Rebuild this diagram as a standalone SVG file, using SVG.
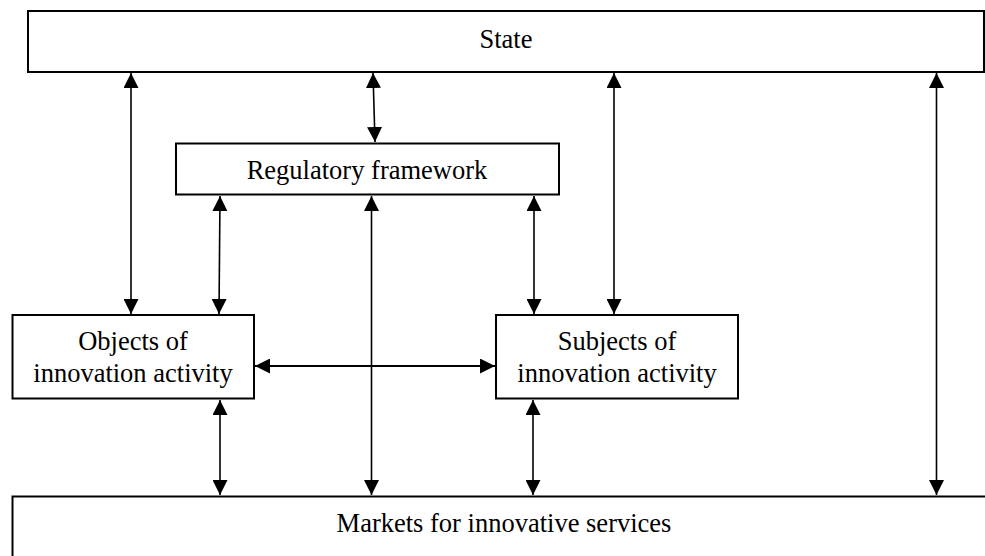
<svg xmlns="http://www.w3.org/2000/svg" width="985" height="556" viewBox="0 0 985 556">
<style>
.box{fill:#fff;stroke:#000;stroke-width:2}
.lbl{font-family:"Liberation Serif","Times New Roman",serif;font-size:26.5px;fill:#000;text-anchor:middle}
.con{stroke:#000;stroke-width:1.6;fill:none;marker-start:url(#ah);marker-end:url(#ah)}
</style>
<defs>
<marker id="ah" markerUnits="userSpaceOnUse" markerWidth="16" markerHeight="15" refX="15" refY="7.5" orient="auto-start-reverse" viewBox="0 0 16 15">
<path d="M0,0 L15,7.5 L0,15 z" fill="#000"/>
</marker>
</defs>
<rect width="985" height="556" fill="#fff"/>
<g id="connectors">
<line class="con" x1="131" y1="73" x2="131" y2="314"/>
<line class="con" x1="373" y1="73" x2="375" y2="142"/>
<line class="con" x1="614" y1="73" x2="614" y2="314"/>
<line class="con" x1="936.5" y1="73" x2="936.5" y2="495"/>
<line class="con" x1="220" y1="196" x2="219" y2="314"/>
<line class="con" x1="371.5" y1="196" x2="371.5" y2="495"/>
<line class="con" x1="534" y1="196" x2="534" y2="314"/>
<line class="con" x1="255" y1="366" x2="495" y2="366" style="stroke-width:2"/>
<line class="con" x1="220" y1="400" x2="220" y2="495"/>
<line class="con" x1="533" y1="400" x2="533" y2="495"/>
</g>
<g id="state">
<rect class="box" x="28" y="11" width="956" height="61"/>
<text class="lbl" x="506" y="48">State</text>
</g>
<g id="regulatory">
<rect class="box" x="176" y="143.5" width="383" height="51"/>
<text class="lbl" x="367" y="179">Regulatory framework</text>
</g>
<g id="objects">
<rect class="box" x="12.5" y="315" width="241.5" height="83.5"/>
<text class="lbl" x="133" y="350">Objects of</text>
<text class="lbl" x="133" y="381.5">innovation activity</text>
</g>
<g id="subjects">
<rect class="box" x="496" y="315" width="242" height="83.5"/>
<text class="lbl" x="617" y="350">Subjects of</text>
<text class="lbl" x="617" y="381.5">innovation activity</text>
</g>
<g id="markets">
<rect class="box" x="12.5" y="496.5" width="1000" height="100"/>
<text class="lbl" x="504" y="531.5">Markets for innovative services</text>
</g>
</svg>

+++++

» Task details:
Extract every line of the data exactly; pictures stay out.

» Exercise output:
Rebuild this diagram as a standalone SVG file, using SVG.
<svg xmlns="http://www.w3.org/2000/svg" width="985" height="556" viewBox="0 0 985 556">
<style>
.box{fill:#fff;stroke:#000;stroke-width:2}
.lbl{font-family:"Liberation Serif","Times New Roman",serif;font-size:26.5px;fill:#000;text-anchor:middle}
.con{stroke:#000;stroke-width:1.6;fill:none;marker-start:url(#ah);marker-end:url(#ah)}
</style>
<defs>
<marker id="ah" markerUnits="userSpaceOnUse" markerWidth="16" markerHeight="15" refX="15" refY="7.5" orient="auto-start-reverse" viewBox="0 0 16 15">
<path d="M0,0 L15,7.5 L0,15 z" fill="#000"/>
</marker>
</defs>
<rect width="985" height="556" fill="#fff"/>
<g id="connectors">
<line class="con" x1="131" y1="73" x2="131" y2="314"/>
<line class="con" x1="373" y1="73" x2="375" y2="142"/>
<line class="con" x1="614" y1="73" x2="614" y2="314"/>
<line class="con" x1="936.5" y1="73" x2="936.5" y2="495"/>
<line class="con" x1="220" y1="196" x2="219" y2="314"/>
<line class="con" x1="371.5" y1="196" x2="371.5" y2="495"/>
<line class="con" x1="534" y1="196" x2="534" y2="314"/>
<line class="con" x1="255" y1="366" x2="495" y2="366" style="stroke-width:2"/>
<line class="con" x1="220" y1="400" x2="220" y2="495"/>
<line class="con" x1="533" y1="400" x2="533" y2="495"/>
</g>
<g id="state">
<rect class="box" x="28" y="11" width="956" height="61"/>
<text class="lbl" x="506" y="48">State</text>
</g>
<g id="regulatory">
<rect class="box" x="176" y="143.5" width="383" height="51"/>
<text class="lbl" x="367" y="179">Regulatory framework</text>
</g>
<g id="objects">
<rect class="box" x="12.5" y="315" width="241.5" height="83.5"/>
<text class="lbl" x="133" y="350">Objects of</text>
<text class="lbl" x="133" y="381.5">innovation activity</text>
</g>
<g id="subjects">
<rect class="box" x="496" y="315" width="242" height="83.5"/>
<text class="lbl" x="617" y="350">Subjects of</text>
<text class="lbl" x="617" y="381.5">innovation activity</text>
</g>
<g id="markets">
<rect class="box" x="12.5" y="496.5" width="1000" height="100"/>
<text class="lbl" x="504" y="531.5">Markets for innovative services</text>
</g>
</svg>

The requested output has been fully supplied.